Manuscripts/Mixed Material Interview with Donald McConville
There were all of these mounting demonstrations at the time. There was no question of whether he was losing control. Certainly given the Korean culture and so forth and their long history of a very, very Confucian-oriented, hierarchical society, they were still having trouble in working out functioning ways to work as a democracy. They're doing it much better now, and Kim Dae-jung, I think, is certainly doing well as President. At one time he was the arch foe. But whether that can justify having an authoritarian government during a period of modernization may still be open to question, but I find it difficult to believe that, had Park Chung-hee not come along, Korea would have ever succeeded certainly as quickly as they. They paid a price for that in some of the political oppression that they had. I still remember looking out my window on that first tour, looking down - there used to be a school right behind the embassy; this was around '74 or '75 - and see these little school children, elementary school children. I looked down at them and I would think to myself that by the time those little people down there are young adults, these people are going to have a standard of living that's not going to be that dissimilar from the United States that I knew of in 1970. At that time, they were still a very poor country.

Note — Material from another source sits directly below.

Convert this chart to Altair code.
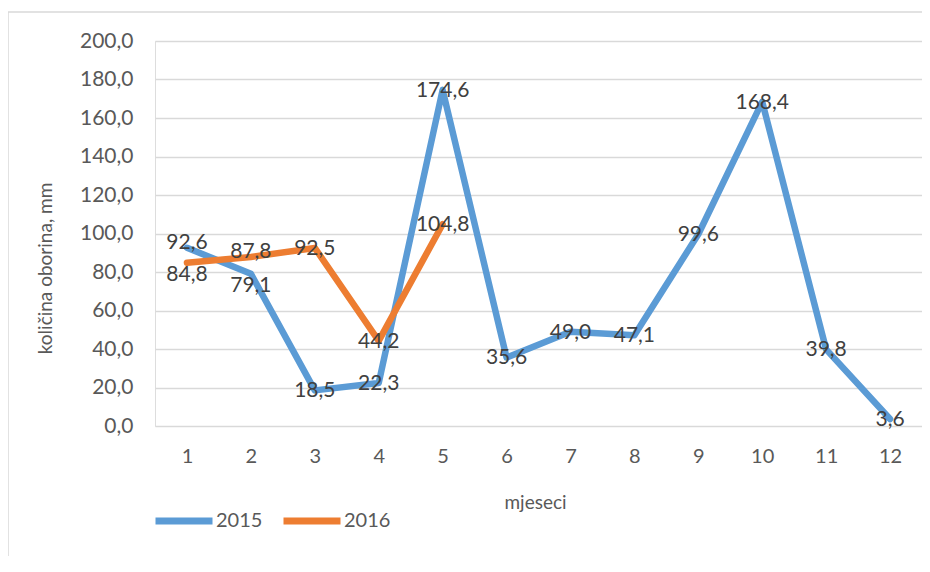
import altair as alt
import pandas as pd

months = list(range(1, 13))
series_names = ["2015", "2016"]
vals_2015 = [92.6, 79.1, 18.5, 22.3, 174.6, 35.6, 49.0, 47.1, 99.6, 168.4, 39.8, 3.6]
vals_2016 = [84.8, 87.8, 92.5, 44.2, 104.8]
y_ticks = list(range(0, 201, 20))
colors = ["#5B9BD5", "#ED7D31"]

rows = []
for m, v in zip(months, vals_2015):
    rows.append({"month": m, "series": "2015", "v": v})
for m, v in zip(months, vals_2016):
    rows.append({"month": m, "series": "2016", "v": v})
df = pd.DataFrame(rows)

FONT = "Lato"
x_axis = alt.Axis(
    title="mjeseci", labelAngle=0, ticks=False, domain=False,
    labelPadding=20, labelFontSize=20, labelColor="#595959", labelFont=FONT,
    titleFontSize=19, titleColor="#595959", titleFont=FONT, titleFontWeight="normal",
    titleX=380, titleY=76, titleBaseline="middle", titleAlign="center",
)
y_axis = alt.Axis(
    title="količina oborina, mm", values=y_ticks, ticks=False, domain=False,
    grid=True, gridColor="#D9D9D9", gridWidth=1.5, labelOverlap=False,
    labelExpr="replace(format(datum.value, '.1f'), '.', ',')",
    labelPadding=22, labelFontSize=21, labelColor="#595959", labelFont=FONT,
    titleFontSize=19, titleColor="#595959", titleFont=FONT, titleFontWeight="normal",
    titleX=-110, titleY=227, titleAngle=270, titleAlign="center", titleBaseline="middle",
)
x_scale = alt.Scale(padding=0.5)
y_scale = alt.Scale(domain=[0, 200], nice=False, zero=True)

def x_enc():
    return alt.X("month:O", sort=months, scale=x_scale, axis=x_axis)

def y_enc():
    return alt.Y("v:Q", scale=y_scale, axis=y_axis)

base = alt.Chart(df)

lines = base.mark_line(strokeWidth=6.5, strokeCap="round", strokeJoin="round").encode(
    x=x_enc(),
    y=y_enc(),
    color=alt.Color(
        "series:N",
        scale=alt.Scale(domain=series_names, range=colors),
        legend=alt.Legend(
            title=None, orient="none", legendX=-3, legendY=448, direction="horizontal",
            symbolType="stroke", symbolSize=3249, symbolStrokeWidth=7,
            labelFontSize=20, labelColor="#595959", labelFont=FONT, labelOffset=0,
            columnPadding=6, padding=0,
        ),
    ),
    order=alt.Order("month:O"),
)

labelled = base.transform_joinaggregate(
    vmax="max(v)", vmin="min(v)", n="count()", groupby=["month"]
).transform_calculate(
    lab="replace(format(datum.v, '.1f'), '.', ',')",
    cls="(datum.n == 2 && datum.vmax - datum.vmin < 15) ? (datum.v == datum.vmin ? 'low' : 'high') : 'mid'",
)

def text_layer(cls, dy):
    return labelled.transform_filter(f"datum.cls == '{cls}'").mark_text(
        font=FONT, fontSize=21, color="#404040", baseline="middle", align="center", dy=dy
    ).encode(x=x_enc(), y=y_enc(), text="lab:N")

border = alt.Chart(pd.DataFrame({"a": [0]})).mark_rect(
    fillOpacity=0, stroke="#D9D9D9", strokeWidth=1.5
).encode(
    x=alt.value(-147), x2=alt.value(900), y=alt.value(-29), y2=alt.value(700)
)

chart = alt.layer(
    border, lines, text_layer("mid", 1), text_layer("low", 12), text_layer("high", -5)
).properties(
    width=767, height=385,
    autosize=alt.AutoSizeParams(type="none"),
    padding={"left": 147, "top": 33, "right": 0, "bottom": 130},
).configure_view(stroke=None).configure(background="white")

chart.save("out.html", embed_options={"renderer": "svg", "actions": False})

Q: It wasn't until around 1978 or '79 when the average income had reached $1,000.
McCONVILLE: Yes. I knew what life was like for an awful lot of very ordinary Koreans. It was still a pretty harsh affair. I had become persuaded that by the time these people were young adults they were going to have this kind of transformation economically. That kind of thing hadn't happened that often in the world before and certainly within that period of time. I was convinced it was happening in Korea. Certainly coming back in '84, '84 to '87, I was seeing a great deal of it. These economic technocrats that I worked with and had such a great deal of respect for, they were all very decent people themselves. They had a great sense of taking part in a very historic episode in Korea and having a great deal of personal satisfaction in being involved in this kind of role. They're people I still have tremendous admiration and respect for. There were an awful lot of very, very capable and very well intentioned people in those roles. There were a few dogs and a few people that weren't of the highest motivation, but they were blessed with an awful lot of very, very competent people. Again, that's the other dimension of a Confucian society. Civil service and government roles still had a great deal of stature, so they attracted a great deal of very, very capable people into those roles. Anyhow, that was another very, very good experience in Korea. By the time I then finished up.
Q: I think this is probably a good time to stop. But let's put at the end of this tape: Where'd you go in '87?
McCONVILLE: I went back to be the Director of the Office of Trade in EB. Trade was again to play a significant role.